Toward American Sign Language Processing in the Real World: Data, Tasks, and Methods

Sign language, which conveys meaning through gestures, is the chief means of communication among deaf people. Recognizing sign language in natural settings presents significant challenges due to factors such as lighting, background clutter, and variations in signer characteristics. In this thesis, I study automatic sign language processing in the wild, using signing videos collected from the Internet. This thesis contributes new datasets, tasks, and methods. Most chapters of this thesis address tasks related to fingerspelling, an important component of sign language and yet has not been studied widely by prior work. I present three new large-scale ASL datasets in the wild: ChicagoFSWild, ChicagoFSWild+, and OpenASL. Using ChicagoFSWild and ChicagoFSWild+, I address fingerspelling recognition, which consists of transcribing fingerspelling sequences into text. I propose an end-to-end approach based on iterative attention that allows recognition from a raw video without explicit hand detection. I further show that using a Conformer-based network jointly modeling handshape and mouthing can bring performance close to that of humans. Next, I propose two tasks for building real-world fingerspelling-based applications: fingerspelling detection and search. For fingerspelling detection, I introduce a suite of evaluation metrics and a new detection model via multi-task training. To address the problem of searching for fingerspelled keywords in raw sign language videos, we propose a novel method that jointly localizes and matches fingerspelling segments to text. Finally, I will describe a benchmark for large-vocabulary open-domain sign language translation based on OpenASL. To address the challenges of sign language translation in realistic settings, we propose a set of techniques including sign search as a pretext task for pre-training and fusion of mouthing and handshape features.
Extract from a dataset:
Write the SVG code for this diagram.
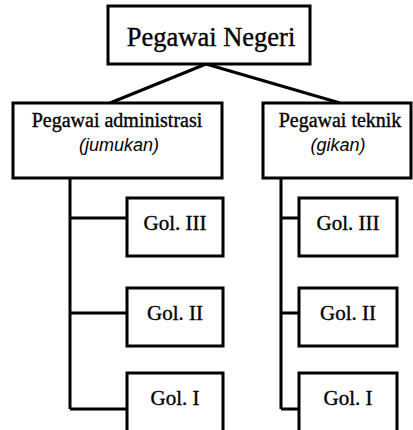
<svg xmlns="http://www.w3.org/2000/svg" width="413" height="430" viewBox="0 0 413 430">
<style>
.box{fill:#fff;stroke:#000;stroke-width:3}
.ln{fill:none;stroke:#000;stroke-width:3}
.t{font-family:"Liberation Serif","Times New Roman",serif;fill:#000;text-anchor:middle;stroke:#000;stroke-width:0.35}
.s{font-family:"Liberation Sans",Arial,sans-serif;font-style:italic;fill:#000;text-anchor:middle;font-size:18px}
</style>
<rect width="413" height="430" fill="#fff"/>
<g id="connectors">
<path class="ln" d="M206,64 L110,103 M206,64 L340,103"/>
<path class="ln" d="M70,178 V409 M70,218 H127 M70,313 H127 M70,409 H127"/>
<path class="ln" d="M281,178 V409 M281,218 H299 M281,313 H299 M281,409 H299"/>
</g>
<g id="root">
<rect class="box" x="108" y="6" width="202" height="58"/>
<text class="t" x="211" y="46" font-size="26.5">Pegawai Negeri</text>
</g>
<g id="admin">
<rect class="box" x="13" y="103" width="209" height="75"/>
<text class="t" x="117" y="127" font-size="20">Pegawai administrasi</text>
<text class="s" x="119" y="151">(jumukan)</text>
</g>
<g id="teknik">
<rect class="box" x="263" y="103" width="148" height="75"/>
<text class="t" x="340" y="127" font-size="20">Pegawai teknik</text>
<text class="s" x="338" y="151">(gikan)</text>
</g>
<g id="a3"><rect class="box" x="127" y="198" width="96" height="58"/><text class="t" x="175" y="230" font-size="21">Gol. III</text></g>
<g id="a2"><rect class="box" x="127" y="288" width="96" height="58"/><text class="t" x="175" y="320" font-size="21">Gol. II</text></g>
<g id="a1"><rect class="box" x="127" y="373" width="96" height="62"/><text class="t" x="175" y="405" font-size="21">Gol. I</text></g>
<g id="t3"><rect class="box" x="299" y="198" width="98" height="58"/><text class="t" x="348" y="230" font-size="21">Gol. III</text></g>
<g id="t2"><rect class="box" x="299" y="288" width="98" height="58"/><text class="t" x="348" y="320" font-size="21">Gol. II</text></g>
<g id="t1"><rect class="box" x="299" y="373" width="98" height="62"/><text class="t" x="348" y="405" font-size="21">Gol. I</text></g>
</svg>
翻译：手语通过手势传递意义，是聋人群体沟通的主要方式。在自然场景中识别手语面临着光照、背景杂乱及手语者特征差异等显著挑战。本论文研究基于互联网采集的手语视频，探索真实环境下的自动手语处理。本文贡献了新的数据集、任务与方法。论文多数章节聚焦于手指拼写相关任务——这是手语的重要组成部分，但此前研究鲜有涉及。我提出了三个大规模真实场景美式手语数据集：ChicagoFSWild、ChicagoFSWild+和OpenASL。基于ChicagoFSWild与ChicagoFSWild+，我研究了手指拼写识别任务，即对手指拼写序列进行文本转录。提出了一种基于迭代注意力的端到端方法，无需显式手部检测即可从原始视频进行识别。进一步证明，采用联合建模手形与口型的Conformer网络，可使性能接近人类水平。随后，我提出了两个面向真实世界手指拼写应用的任务：手指拼写检测与搜索。针对检测任务，引入了一套评估指标及基于多任务训练的新型检测模型。为解决原始手语视频中手指拼写关键词搜索问题，我们提出了一种联合定位手指拼写片段并与文本匹配的新方法。最后，我将介绍基于OpenASL构建的大词表开放域手语翻译基准。为应对现实场景中手语翻译的挑战，我们提出了一系列技术，包括将手语搜索作为预训练的代理任务，以及融合口型与手形特征的方法。